**Instructions for the task**
Write again exactly the lines in the listing below, starting at the line with "What TikZ code" and ending at the line with "(92,52) rectangle (633,366);", both included. Pictures are not copied.

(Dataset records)
>>>

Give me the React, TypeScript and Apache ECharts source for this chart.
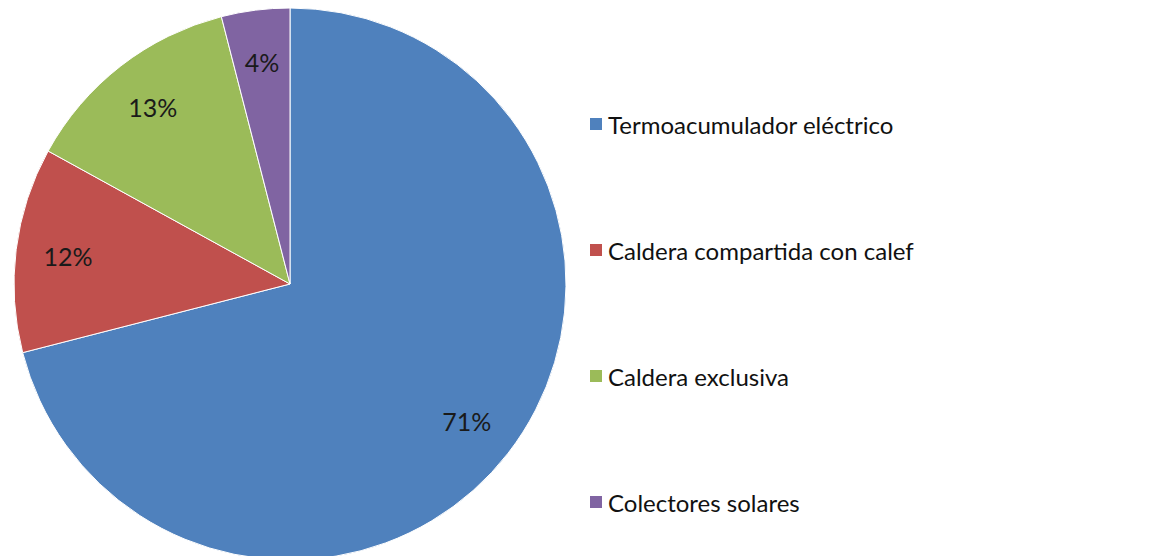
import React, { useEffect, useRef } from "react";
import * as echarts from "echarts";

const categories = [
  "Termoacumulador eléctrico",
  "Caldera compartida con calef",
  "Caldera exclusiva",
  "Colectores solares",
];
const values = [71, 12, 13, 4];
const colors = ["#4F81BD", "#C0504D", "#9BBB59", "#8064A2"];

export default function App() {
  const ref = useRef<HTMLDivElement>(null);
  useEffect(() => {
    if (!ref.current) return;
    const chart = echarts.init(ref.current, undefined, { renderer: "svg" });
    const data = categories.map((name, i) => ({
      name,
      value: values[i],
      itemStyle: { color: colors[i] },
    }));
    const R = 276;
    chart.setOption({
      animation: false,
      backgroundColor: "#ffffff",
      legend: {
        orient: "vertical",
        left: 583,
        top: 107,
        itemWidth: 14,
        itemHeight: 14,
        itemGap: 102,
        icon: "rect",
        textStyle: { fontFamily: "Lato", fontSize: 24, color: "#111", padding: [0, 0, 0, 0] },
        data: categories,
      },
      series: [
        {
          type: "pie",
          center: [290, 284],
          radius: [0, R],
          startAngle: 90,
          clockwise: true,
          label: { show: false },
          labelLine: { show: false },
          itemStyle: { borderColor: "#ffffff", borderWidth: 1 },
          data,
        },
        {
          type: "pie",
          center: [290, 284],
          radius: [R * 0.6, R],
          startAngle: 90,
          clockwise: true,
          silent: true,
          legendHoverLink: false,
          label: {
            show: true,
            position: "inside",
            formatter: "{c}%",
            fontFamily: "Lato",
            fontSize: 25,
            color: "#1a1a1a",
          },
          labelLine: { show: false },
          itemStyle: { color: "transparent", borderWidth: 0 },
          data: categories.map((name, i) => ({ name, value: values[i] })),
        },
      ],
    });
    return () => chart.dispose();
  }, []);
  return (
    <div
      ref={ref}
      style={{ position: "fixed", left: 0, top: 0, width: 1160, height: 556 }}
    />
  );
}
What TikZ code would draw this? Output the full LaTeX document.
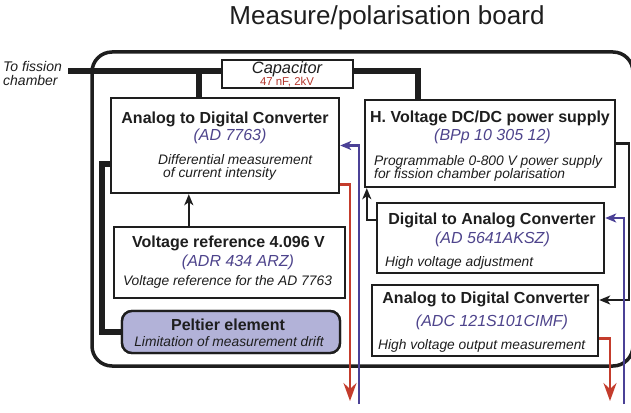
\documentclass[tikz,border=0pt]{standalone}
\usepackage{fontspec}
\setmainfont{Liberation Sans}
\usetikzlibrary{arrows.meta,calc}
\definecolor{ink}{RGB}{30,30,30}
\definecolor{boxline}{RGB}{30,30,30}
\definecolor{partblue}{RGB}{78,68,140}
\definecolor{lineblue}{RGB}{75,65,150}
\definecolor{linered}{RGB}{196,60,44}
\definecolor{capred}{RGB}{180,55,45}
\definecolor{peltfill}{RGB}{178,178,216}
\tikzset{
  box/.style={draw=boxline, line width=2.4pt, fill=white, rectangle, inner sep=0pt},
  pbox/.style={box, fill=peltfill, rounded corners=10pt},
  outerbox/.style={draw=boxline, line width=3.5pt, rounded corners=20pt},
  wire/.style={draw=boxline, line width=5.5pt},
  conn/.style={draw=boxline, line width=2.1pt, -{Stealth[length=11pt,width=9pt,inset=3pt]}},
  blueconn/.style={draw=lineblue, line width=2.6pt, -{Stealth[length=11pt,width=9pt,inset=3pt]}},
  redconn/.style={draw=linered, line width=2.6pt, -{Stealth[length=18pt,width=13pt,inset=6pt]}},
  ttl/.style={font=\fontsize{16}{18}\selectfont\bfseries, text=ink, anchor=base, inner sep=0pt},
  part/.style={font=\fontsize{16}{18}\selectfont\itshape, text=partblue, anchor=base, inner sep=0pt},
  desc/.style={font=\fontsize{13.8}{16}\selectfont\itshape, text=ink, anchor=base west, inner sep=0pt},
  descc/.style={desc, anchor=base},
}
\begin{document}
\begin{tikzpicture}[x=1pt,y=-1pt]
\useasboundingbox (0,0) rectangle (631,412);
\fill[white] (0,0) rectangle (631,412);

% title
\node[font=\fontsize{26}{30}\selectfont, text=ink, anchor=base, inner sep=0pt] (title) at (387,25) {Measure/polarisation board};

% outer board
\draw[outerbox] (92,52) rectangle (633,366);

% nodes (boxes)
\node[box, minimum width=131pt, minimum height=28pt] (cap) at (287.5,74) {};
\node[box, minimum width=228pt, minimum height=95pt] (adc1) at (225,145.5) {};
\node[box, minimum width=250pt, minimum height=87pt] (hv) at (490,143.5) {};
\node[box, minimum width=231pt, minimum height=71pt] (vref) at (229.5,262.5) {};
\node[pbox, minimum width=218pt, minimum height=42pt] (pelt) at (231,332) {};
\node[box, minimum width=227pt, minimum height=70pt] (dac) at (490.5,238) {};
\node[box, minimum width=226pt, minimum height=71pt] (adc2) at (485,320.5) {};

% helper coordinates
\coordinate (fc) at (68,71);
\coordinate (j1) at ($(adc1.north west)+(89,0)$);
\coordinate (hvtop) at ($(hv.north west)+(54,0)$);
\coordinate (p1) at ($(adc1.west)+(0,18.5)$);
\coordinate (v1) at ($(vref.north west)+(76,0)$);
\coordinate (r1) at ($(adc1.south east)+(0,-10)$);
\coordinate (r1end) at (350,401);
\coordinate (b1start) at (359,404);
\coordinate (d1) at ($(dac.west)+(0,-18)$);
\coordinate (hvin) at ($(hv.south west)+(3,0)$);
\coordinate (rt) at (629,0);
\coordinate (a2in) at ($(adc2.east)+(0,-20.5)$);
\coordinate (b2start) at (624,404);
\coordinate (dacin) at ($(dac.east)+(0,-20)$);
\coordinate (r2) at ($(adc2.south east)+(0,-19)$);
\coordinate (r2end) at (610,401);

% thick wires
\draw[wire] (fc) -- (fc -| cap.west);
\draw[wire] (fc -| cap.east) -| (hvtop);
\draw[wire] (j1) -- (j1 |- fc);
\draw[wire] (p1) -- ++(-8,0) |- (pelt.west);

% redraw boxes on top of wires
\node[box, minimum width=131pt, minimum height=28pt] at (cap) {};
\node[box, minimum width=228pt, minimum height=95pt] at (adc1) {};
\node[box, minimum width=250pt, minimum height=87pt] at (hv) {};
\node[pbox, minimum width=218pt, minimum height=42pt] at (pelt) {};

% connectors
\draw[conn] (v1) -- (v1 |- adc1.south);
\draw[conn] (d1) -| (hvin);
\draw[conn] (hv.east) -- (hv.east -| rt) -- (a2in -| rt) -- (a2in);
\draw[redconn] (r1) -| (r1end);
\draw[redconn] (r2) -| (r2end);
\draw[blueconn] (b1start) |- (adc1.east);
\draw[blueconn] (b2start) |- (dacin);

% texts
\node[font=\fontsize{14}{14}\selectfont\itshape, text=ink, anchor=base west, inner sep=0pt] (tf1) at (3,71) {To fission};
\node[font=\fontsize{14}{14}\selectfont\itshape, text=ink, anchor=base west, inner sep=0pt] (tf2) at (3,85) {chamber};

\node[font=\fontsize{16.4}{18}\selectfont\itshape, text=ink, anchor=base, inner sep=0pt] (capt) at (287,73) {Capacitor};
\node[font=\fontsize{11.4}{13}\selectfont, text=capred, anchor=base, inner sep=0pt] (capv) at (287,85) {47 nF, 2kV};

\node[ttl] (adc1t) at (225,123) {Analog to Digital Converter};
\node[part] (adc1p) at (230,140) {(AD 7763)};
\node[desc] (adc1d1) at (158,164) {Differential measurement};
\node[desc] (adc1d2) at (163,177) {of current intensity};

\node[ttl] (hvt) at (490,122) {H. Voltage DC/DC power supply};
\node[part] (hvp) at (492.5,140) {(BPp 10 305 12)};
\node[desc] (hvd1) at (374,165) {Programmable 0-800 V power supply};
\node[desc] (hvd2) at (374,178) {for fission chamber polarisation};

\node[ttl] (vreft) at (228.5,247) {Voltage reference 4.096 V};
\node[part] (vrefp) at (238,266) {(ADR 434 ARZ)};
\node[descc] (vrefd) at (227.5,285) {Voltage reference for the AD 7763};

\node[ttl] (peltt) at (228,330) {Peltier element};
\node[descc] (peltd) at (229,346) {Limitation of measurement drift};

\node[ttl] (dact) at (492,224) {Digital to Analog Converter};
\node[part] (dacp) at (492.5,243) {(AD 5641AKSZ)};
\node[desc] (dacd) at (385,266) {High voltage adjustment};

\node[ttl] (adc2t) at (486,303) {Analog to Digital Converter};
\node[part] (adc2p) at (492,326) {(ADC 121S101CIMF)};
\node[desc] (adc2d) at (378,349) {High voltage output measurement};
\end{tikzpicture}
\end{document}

<<<

**Solution**
What TikZ code would draw this? Output the full LaTeX document.
\documentclass[tikz,border=0pt]{standalone}
\usepackage{fontspec}
\setmainfont{Liberation Sans}
\usetikzlibrary{arrows.meta,calc}
\definecolor{ink}{RGB}{30,30,30}
\definecolor{boxline}{RGB}{30,30,30}
\definecolor{partblue}{RGB}{78,68,140}
\definecolor{lineblue}{RGB}{75,65,150}
\definecolor{linered}{RGB}{196,60,44}
\definecolor{capred}{RGB}{180,55,45}
\definecolor{peltfill}{RGB}{178,178,216}
\tikzset{
  box/.style={draw=boxline, line width=2.4pt, fill=white, rectangle, inner sep=0pt},
  pbox/.style={box, fill=peltfill, rounded corners=10pt},
  outerbox/.style={draw=boxline, line width=3.5pt, rounded corners=20pt},
  wire/.style={draw=boxline, line width=5.5pt},
  conn/.style={draw=boxline, line width=2.1pt, -{Stealth[length=11pt,width=9pt,inset=3pt]}},
  blueconn/.style={draw=lineblue, line width=2.6pt, -{Stealth[length=11pt,width=9pt,inset=3pt]}},
  redconn/.style={draw=linered, line width=2.6pt, -{Stealth[length=18pt,width=13pt,inset=6pt]}},
  ttl/.style={font=\fontsize{16}{18}\selectfont\bfseries, text=ink, anchor=base, inner sep=0pt},
  part/.style={font=\fontsize{16}{18}\selectfont\itshape, text=partblue, anchor=base, inner sep=0pt},
  desc/.style={font=\fontsize{13.8}{16}\selectfont\itshape, text=ink, anchor=base west, inner sep=0pt},
  descc/.style={desc, anchor=base},
}
\begin{document}
\begin{tikzpicture}[x=1pt,y=-1pt]
\useasboundingbox (0,0) rectangle (631,412);
\fill[white] (0,0) rectangle (631,412);

% title
\node[font=\fontsize{26}{30}\selectfont, text=ink, anchor=base, inner sep=0pt] (title) at (387,25) {Measure/polarisation board};

% outer board
\draw[outerbox] (92,52) rectangle (633,366);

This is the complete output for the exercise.